A handsome young graduate student in sociology was my seat mate, and I was the president of a Christian liberal arts college looking for someone who could teach that discipline with integrity. His willingness to talk about mutual interests brightened a long plane trip.

Knowing that a good social scientist must work (so they tell us) from a value-free model system, I inquired as to whether he as a sociologist could use such categories as good/evil or right/wrong in his work. With little hesitancy he assured me that a good social scientist does not use these categories. He must be objective.

I pushed the question a bit further by asking if that meant he must do his work as if there were no universal moral order. Again, his hesitation was only momentary. With commendable logic he affirmed that as a social scientist he had to work as if there were no universal moral order.

I then asked how he enjoyed his work, and whether he intended to devote his life to it. With fervor he assured me of his love for his discipline. I inquired as to why such commitment. His response: “There are so many blooming things wrong in this world.”

Taken aback by this seeming lapse in logic, I sat silent for a few moments. Then my companion’s neck began to redden. “You trapped me,” he said limply, “didn’t you?”

I really am not the type who can cleverly set up a stranger like that. So, the question remains, who did the trapping? The fellow himself? Or human nature? Or a holy God who made us in his own moral image? Even a social scientist is unwilling to see his own life as value free. Somehow he feels he is of worth, and value-free judgments are not appropriate when they existentially affect that worth.

It is fun for an outsider to watch the honest scientist struggle with such disharmony. Peter Berger endeared himself to me when he said of his own work, A Sacred Canopy, that, to his suprise, “it read like a treatise on atheism, at least in parts.” His conclusion: “For better or for worse, my self understanding is not exhausted by the fact that I am a sociologist” (A Rumor of Angels). In other words, Peter Berger the human being is bigger than Peter Berger the social scientist would make him out to be.

One wonders if this is a significant element in the fact that the social sciences today seem to be caught in an intellectual cul-de-sac. The model with which they work is not as big as the social scientist himself, to say nothing of the person or persons he is trying to explain.

In The Road Less Traveled, psychiatrist Scott Peck raises the question as to whether the healer can deal with the whole human person without the category of evil. Being convinced himself of the reality of good and evil, he notes that the science of psychology has acted, with a few minor exceptions, as if evil did not exist (p. 277).

Then Peck wrote People of the Lie, a frank attempt to introduce the category of evil into the ministry of healing. The book undoubtedly is difficult for most psychologists to accept. One can feel their horror over Peck’s suggestion that if we are really to deal with human hurt it may be necessary to go “even to the point of the creation of a science that is no longer value-free.” In our world it is not easy to think of a science that is not value free. It is almost as hard to think of a science that is not value free as it is to think of a scientist who does not see himself and his work as having value.

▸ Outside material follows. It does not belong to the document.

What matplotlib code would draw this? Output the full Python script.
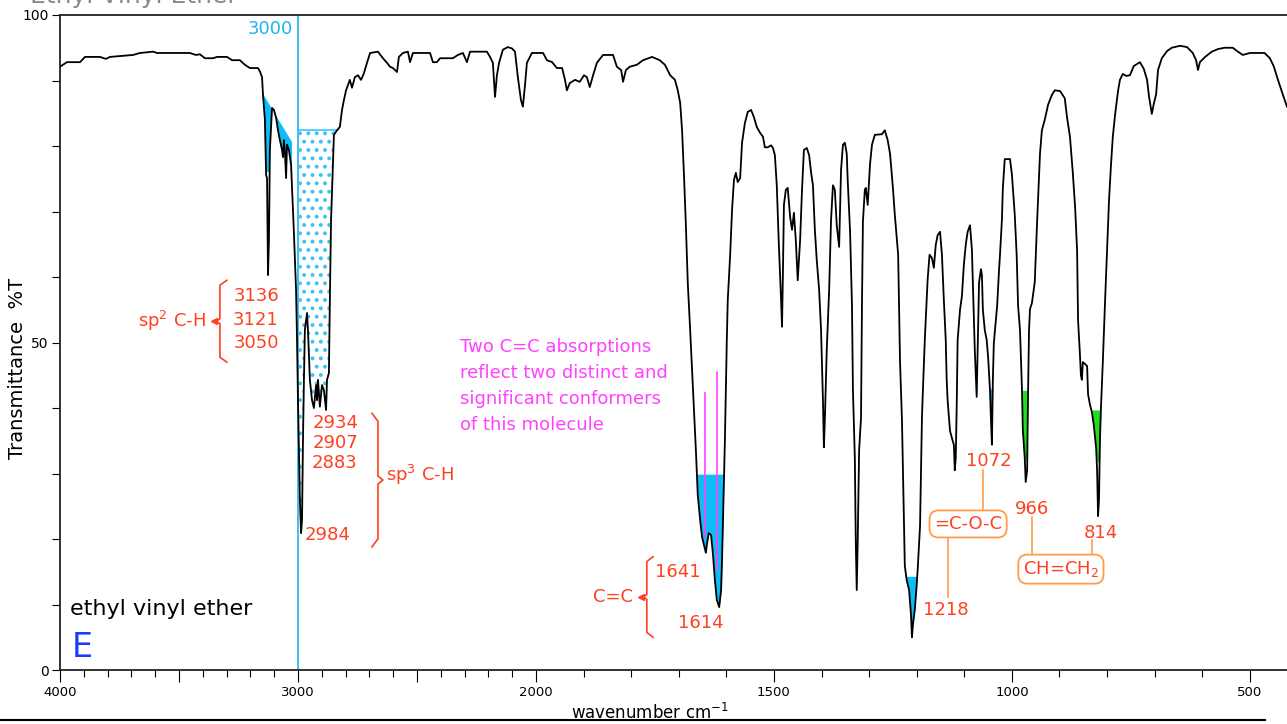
import matplotlib
matplotlib.use("Agg")

import matplotlib.pyplot as plt
import numpy as np

# =====================
# spectrum (wavenumber cm-1, %T)
# =====================
wavenumber = [
    4000, 3971, 3916, 3895, 3832, 3807, 3790, 3693, 3664, 3609, 3592, 3454, 3429, 3412,
    3391, 3357, 3340, 3298, 3277, 3244, 3223, 3202, 3168, 3159, 3151, 3147, 3143, 3139,
    3134, 3130, 3126, 3122, 3118, 3109, 3101, 3092, 3084, 3076, 3067, 3063, 3059, 3055,
    3050, 3046, 3038, 3029, 3025, 3017, 3008, 3004, 3000, 2996, 2992, 2987, 2983, 2979,
    2975, 2971, 2962, 2958, 2950, 2941, 2933, 2924, 2920, 2916, 2908, 2899, 2891, 2882,
    2878, 2870, 2866, 2861, 2853, 2849, 2836, 2824, 2815, 2807, 2798, 2790, 2782, 2773,
    2761, 2748, 2735, 2723, 2710, 2697, 2664, 2643, 2626, 2613, 2601, 2584, 2576, 2559,
    2538, 2529, 2517, 2445, 2433, 2416, 2403, 2349, 2328, 2307, 2290, 2277, 2206, 2193,
    2181, 2172, 2164, 2155, 2139, 2118, 2101, 2088, 2076, 2063, 2055, 2046, 2038, 2017,
    2000, 1985, 1977, 1966, 1956, 1945, 1939, 1935, 1929, 1918, 1908, 1899, 1893, 1887,
    1880, 1872, 1859, 1838, 1830, 1821, 1817, 1811, 1803, 1788, 1775, 1756, 1740, 1729,
    1718, 1708, 1702, 1697, 1693, 1689, 1685, 1681, 1676, 1672, 1668, 1664, 1660, 1655,
    1651, 1647, 1643, 1641, 1637, 1632, 1628, 1624, 1620, 1615, 1611, 1609, 1607, 1603,
    1601, 1599, 1597, 1592, 1588, 1584, 1580, 1576, 1571, 1567, 1561, 1555, 1548, 1542,
    1536, 1529, 1523, 1519, 1513, 1506, 1502, 1498, 1494, 1490, 1485, 1483, 1481, 1479,
    1475, 1471, 1466, 1462, 1458, 1454, 1450, 1445, 1441, 1437, 1431, 1426, 1422, 1418,
    1414, 1410, 1405, 1401, 1397, 1395, 1393, 1389, 1384, 1380, 1376, 1372, 1368, 1363,
    1359, 1355, 1351, 1347, 1345, 1340, 1336, 1334, 1330, 1328, 1326, 1324, 1321, 1317,
    1315, 1313, 1309, 1307, 1303, 1298, 1294, 1288, 1273, 1267, 1261, 1256, 1250, 1246,
    1239, 1237, 1235, 1231, 1227, 1225, 1221, 1216, 1212, 1210, 1208, 1204, 1200, 1198,
    1193, 1189, 1187, 1183, 1179, 1177, 1173, 1168, 1164, 1160, 1156, 1151, 1147, 1143,
    1139, 1137, 1135, 1130, 1126, 1122, 1120, 1118, 1116, 1114, 1109, 1105, 1101, 1097,
    1093, 1088, 1084, 1082, 1078, 1074, 1071, 1069, 1065, 1063, 1061, 1057, 1053, 1050,
    1046, 1044, 1042, 1040, 1038, 1031, 1027, 1025, 1021, 1019, 1015, 1004, 1000, 998,
    994, 990, 987, 983, 979, 977, 973, 971, 968, 966, 964, 962, 958, 952,
    947, 941, 937, 931, 924, 916, 910, 899, 889, 884, 878, 872, 867, 863,
    861, 857, 855, 853, 851, 846, 842, 840, 836, 832, 828, 823, 821, 819,
    817, 815, 813, 809, 804, 800, 796, 792, 788, 783, 777, 773, 767, 760,
    752, 744, 731, 723, 716, 712, 708, 706, 702, 697, 693, 685, 674, 664,
    647, 632, 620, 613, 609, 605, 594, 580, 567, 553, 536, 527, 515, 500,
    469, 458, 450, 441, 431, 422,
]
transmittance = [
    92.1, 92.8, 92.8, 93.6, 93.6, 93.3, 93.6, 93.9, 94.2, 94.4, 94.2, 94.2, 93.9, 94.0,
    93.4, 93.4, 93.6, 93.6, 93.1, 93.1, 92.4, 91.9, 91.9, 91.3, 90.5, 87.8, 86.0, 84.0,
    75.6, 75.1, 60.3, 65.6, 79.4, 85.8, 85.5, 84.3, 82.4, 80.9, 79.4, 78.3, 80.9, 79.1,
    75.1, 80.2, 79.4, 77.1, 73.7, 66.7, 58.0, 50.4, 41.2, 33.6, 26.0, 20.9, 22.9, 35.1,
    44.3, 51.9, 54.5, 51.9, 44.3, 41.2, 40.0, 43.5, 41.2, 44.3, 40.2, 43.5, 42.7, 39.7,
    44.3, 45.3, 56.5, 68.7, 77.1, 81.7, 82.4, 82.9, 85.5, 87.0, 88.5, 89.3, 90.1, 88.9,
    90.5, 90.8, 90.1, 91.1, 92.7, 94.2, 94.4, 93.4, 92.7, 92.1, 91.9, 91.3, 93.6, 94.2,
    94.4, 92.8, 94.2, 94.2, 92.8, 92.8, 93.4, 93.4, 93.9, 94.2, 92.8, 94.4, 94.4, 93.6,
    92.7, 87.5, 90.8, 92.7, 94.7, 95.1, 94.9, 94.4, 90.5, 87.0, 86.0, 89.3, 92.7, 94.2,
    94.2, 94.2, 93.1, 92.8, 91.9, 91.9, 90.1, 88.5, 89.6, 90.1, 89.8, 90.8, 90.5, 89.0,
    90.8, 92.7, 93.9, 93.9, 92.1, 91.6, 89.8, 91.6, 92.1, 92.4, 93.1, 93.6, 93.1, 92.4,
    90.8, 90.1, 88.5, 86.6, 82.4, 75.6, 67.9, 59.1, 51.9, 45.8, 39.7, 33.6, 26.7, 22.9,
    20.3, 19.1, 17.9, 19.1, 20.9, 20.6, 17.6, 13.7, 10.7, 9.6, 12.2, 16.8, 22.9, 35.1,
    42.7, 50.4, 56.5, 63.3, 70.2, 74.8, 75.9, 74.5, 75.1, 80.5, 83.5, 85.2, 85.5, 84.4,
    82.9, 82.0, 81.4, 79.8, 79.8, 80.1, 79.7, 78.6, 74.0, 65.6, 56.5, 52.4, 61.1, 71.0,
    73.3, 73.6, 69.2, 67.2, 69.8, 65.6, 59.5, 65.6, 73.3, 79.4, 79.7, 78.6, 76.0, 74.0,
    67.2, 62.6, 58.0, 51.9, 41.2, 34.0, 38.2, 48.9, 58.0, 68.7, 74.0, 73.3, 67.9, 64.6,
    76.3, 80.2, 80.5, 78.8, 74.8, 66.9, 55.6, 42.7, 32.4, 19.4, 12.2, 19.4, 33.6, 38.5,
    56.0, 68.5, 73.3, 73.6, 71.0, 77.3, 80.2, 81.7, 81.8, 82.4, 80.9, 78.8, 73.6, 69.5,
    63.4, 55.0, 46.9, 38.2, 22.9, 15.9, 13.7, 12.2, 8.4, 5.0, 6.9, 9.2, 13.0, 15.3,
    22.0, 38.5, 42.7, 50.4, 56.5, 59.7, 63.4, 62.9, 61.4, 64.9, 66.4, 66.9, 63.4, 56.5,
    50.4, 44.3, 41.1, 36.5, 35.4, 34.4, 30.5, 32.4, 40.2, 50.4, 55.0, 57.1, 61.8, 64.9,
    66.9, 67.9, 64.1, 59.2, 48.9, 41.7, 51.9, 59.2, 61.2, 60.3, 55.0, 51.9, 50.4, 47.8,
    42.7, 38.2, 34.4, 44.3, 49.9, 55.6, 61.1, 63.4, 68.7, 73.6, 78.0, 78.0, 75.7, 73.6,
    69.5, 63.4, 55.6, 51.9, 43.2, 36.6, 32.4, 28.7, 30.5, 42.7, 51.9, 55.1, 56.0, 59.2,
    68.5, 78.8, 82.4, 84.0, 86.3, 87.8, 88.5, 88.4, 87.3, 84.3, 81.4, 75.9, 70.4, 64.0,
    53.4, 48.1, 45.0, 44.3, 47.0, 46.7, 46.4, 42.1, 40.5, 39.4, 37.4, 33.9, 30.5, 23.5,
    26.0, 35.1, 39.8, 47.0, 56.8, 64.0, 71.6, 76.9, 81.4, 84.9, 88.4, 90.1, 91.0, 90.7,
    90.8, 92.2, 92.8, 91.8, 90.1, 87.6, 85.8, 84.9, 86.4, 87.9, 91.6, 93.4, 94.5, 95.0,
    95.3, 95.1, 94.2, 93.1, 91.6, 92.8, 93.6, 94.4, 94.8, 95.0, 95.0, 94.5, 93.9, 94.2,
    94.2, 93.4, 92.2, 90.1, 87.9, 86.0,
]

x_major = [4000, 3500, 3000, 2500, 2000, 1500, 1000, 500]
x_major_labels = ["4000", "", "3000", "", "2000", "1500", "1000", "500"]
y_ticks = list(range(0, 101, 10))
y_labels = ["0", "", "", "", "", "50", "", "", "", "", "100"]

RED = "#ff4020"
ORANGE = "#ff9c4a"
PINK = "#ff40ff"
CYAN = "#1fb4ec"
BLUE_FILL = "#0cbdf6"
GREEN_FILL = "#22dd22"

wn = np.array(wavenumber, float)
T = np.array(transmittance, float)


# x axis: 4000-2000 at half the scale of 2000-400
def fwd(w):
    w = np.asarray(w, float)
    return np.where(w > 2000, 2000 + (w - 2000) / 2, w)


def inv(u):
    u = np.asarray(u, float)
    return np.where(u > 2000, 2000 + (u - 2000) * 2, u)


plt.rcParams["hatch.color"] = "#3cc3f5"
plt.rcParams["hatch.linewidth"] = 1.6

fig = plt.figure(figsize=(12.87, 7.24), dpi=100)
ax = fig.add_axes([60 / 1287, 54 / 724, 1227 / 1287, 655 / 724])
ax.set_xscale("function", functions=(fwd, inv))
ax.set_xlim(4000, 422)
ax.set_ylim(0, 100)

# --- highlighted bands ---
def band(lo, hi, level, floor=0, color=BLUE_FILL):
    m = (wn >= lo) & (wn <= hi)
    ax.fill_between(wn[m], np.maximum(T[m], floor), level, where=T[m] < level,
                    interpolate=True, color=color, lw=0, zorder=2)


# sp2 C-H, sloping baseline
m = (wn >= 3025) & (wn <= 3151)
base = 80.6 + (wn[m] - 3025) * (88.2 - 80.6) / (3151 - 3025)
ax.fill_between(wn[m], np.maximum(T[m], 76), base, where=T[m] < base,
                interpolate=True, color=BLUE_FILL, lw=0, zorder=2)

# sp3 C-H, dotted
m = (wn >= 2836) & (wn <= 3000)
ax.fill_between(wn[m], T[m], 82.4, hatch="..", facecolor="none",
                edgecolor="#3cc3f5", lw=0, zorder=2)
ax.plot([3000, 2836], [82.4, 82.4], color="#3cc3f5", lw=1.2, zorder=2)

band(1601, 1664, 29.9)
band(1197, 1226, 14.3)
band(1038, 1048, 42.9, floor=35)
band(964, 980, 42.7, floor=32.1, color=GREEN_FILL)
band(811, 832, 39.7, floor=31.8, color=GREEN_FILL)

ax.axvline(3000, color=CYAN, lw=1.2, zorder=1.5)
ax.plot(wn, T, color="black", lw=1.3, zorder=3)

# --- axes style ---
for s in ["left", "top", "bottom"]:
    ax.spines[s].set_linewidth(1.3)
    ax.spines[s].set_color("#222222")
ax.spines["right"].set_visible(False)

ax.set_xticks(x_major, labels=x_major_labels)
ax.set_xticks([w for w in range(500, 4001, 100) if w % 500], minor=True)
ax.set_yticks(y_ticks, labels=y_labels)
ax.tick_params(axis="x", which="major", length=8.5, width=0.8, pad=3, labelsize=9.5)
ax.tick_params(axis="x", which="minor", length=5, width=0.8)
ax.tick_params(axis="y", which="major", length=6, width=0.8, pad=2, labelsize=10)

fig.text(18 / 1287, 1 - 368 / 724, "Transmittance  %T", rotation=90,
         ha="center", va="center", fontsize=14)
fig.text(650 / 1287, 1 - 713 / 724, "wavenumber cm$^{-1}$",
         ha="center", va="center", fontsize=12)
fig.text(30 / 1287, 1 - 3 / 724, "Ethyl Vinyl Ether", color="#8a8a8a",
         fontsize=18, va="baseline")
fig.add_artist(plt.Line2D([0, 1265 / 1287], [4 / 724, 4 / 724], color="black", lw=1.5))


# --- annotations ---
def brace(x, y0, y1, dx, nub, color=RED):
    ym = (y0 + y1) / 2
    c = (y0 - y1) * 0.06
    xs = [x + dx, x, x, x + nub, x, x, x + dx]
    ys = [y0, y0 - c, ym + c * 0.5, ym, ym - c * 0.5, y1 + c, y1]
    ax.plot(xs, ys, color=color, lw=1.2, zorder=4)


kw = dict(color=RED, fontsize=13, va="center", zorder=5)

ax.text(3021, 97.9, "3000", color=CYAN, fontsize=13, ha="right", va="center")

ax.text(3269, 57.1, "3136", ha="left", **kw)
ax.text(3273, 53.4, "3121", ha="left", **kw)
ax.text(3269, 49.9, "3050", ha="left", **kw)
brace(3328, 59.5, 47.0, -29, 17)
ax.plot([3352], [53.25], marker="<", ms=4, color=RED)
ax.text(3385, 53.3, "sp$^2$ C-H", ha="right", **kw)

ax.text(2937, 37.7, "2934", ha="left", **kw)
ax.text(2937, 34.7, "2907", ha="left", **kw)
ax.text(2941, 31.6, "2883", ha="left", **kw)
ax.text(2971, 20.6, "2984", ha="left", **kw)
brace(2664, 39.2, 18.8, 25, -21)
ax.text(2630, 29.8, "sp$^3$ C-H", ha="left", **kw)

pink_lines = ["Two C=C absorptions", "reflect two distinct and",
              "significant conformers", "of this molecule"]
for i, line in enumerate(pink_lines):
    ax.text(2319, 49.3 - i * 3.97, line, color=PINK, fontsize=13, ha="left", va="center")
ax.plot([1645, 1645], [42.3, 20.5], color=PINK, lw=1.2, zorder=4)
ax.plot([1620, 1620], [45.5, 15.3], color=PINK, lw=1.2, zorder=4)

ax.text(1750, 15.0, "1641", ha="left", **kw)
ax.text(1702, 7.2, "1614", ha="left", **kw)
brace(1767, 17.3, 5.0, -13, 8)
ax.plot([1779], [11.15], marker="<", ms=4, color=RED)
ax.text(1796, 11.1, "C=C", ha="right", **kw)

ax.text(1187, 9.2, "1218", ha="left", **kw)
ax.text(1048, 31.9, "1072", ha="center", **kw)
ax.text(958, 24.6, "966", ha="center", **kw)
ax.text(813, 20.9, "814", ha="center", **kw)

box = dict(boxstyle="round,pad=0.25,rounding_size=0.5", fc="white", ec=ORANGE, lw=1.3)
ax.text(1092, 22.3, "=C-O-C", ha="center", bbox=box, **kw)
ax.text(897, 15.4, "CH=CH$_2$", ha="center", bbox=box, **kw)
ax.plot([1061, 1061], [30.5, 24.1], color=ORANGE, lw=1.2, zorder=4)
ax.plot([1134, 1134], [20.3, 11.1], color=ORANGE, lw=1.2, zorder=4)
ax.plot([958, 958], [23.4, 17.9], color=ORANGE, lw=1.2, zorder=4)
ax.plot([832, 832], [19.8, 17.6], color=ORANGE, lw=1.2, zorder=4)

ax.text(3958, 9.3, "ethyl vinyl ether", fontsize=16, ha="left", va="center")
ax.text(3950, 3.5, "E", color="#1a3cff", fontsize=24, ha="left", va="center")

plt.savefig("out.png", dpi=100)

Perhaps more of us than my sociologist friend are trapped. It does seem that the model the scientist uses to explain us should explain him. Or is that too much to ask of a social science? One wonders if God looks on and smiles? If he does, it may well be because he sees that our “trap” could be the prelude to a thruway instead of a cul-de-sac.

How nice if the model were as big as the problem! The prospects then would be exciting.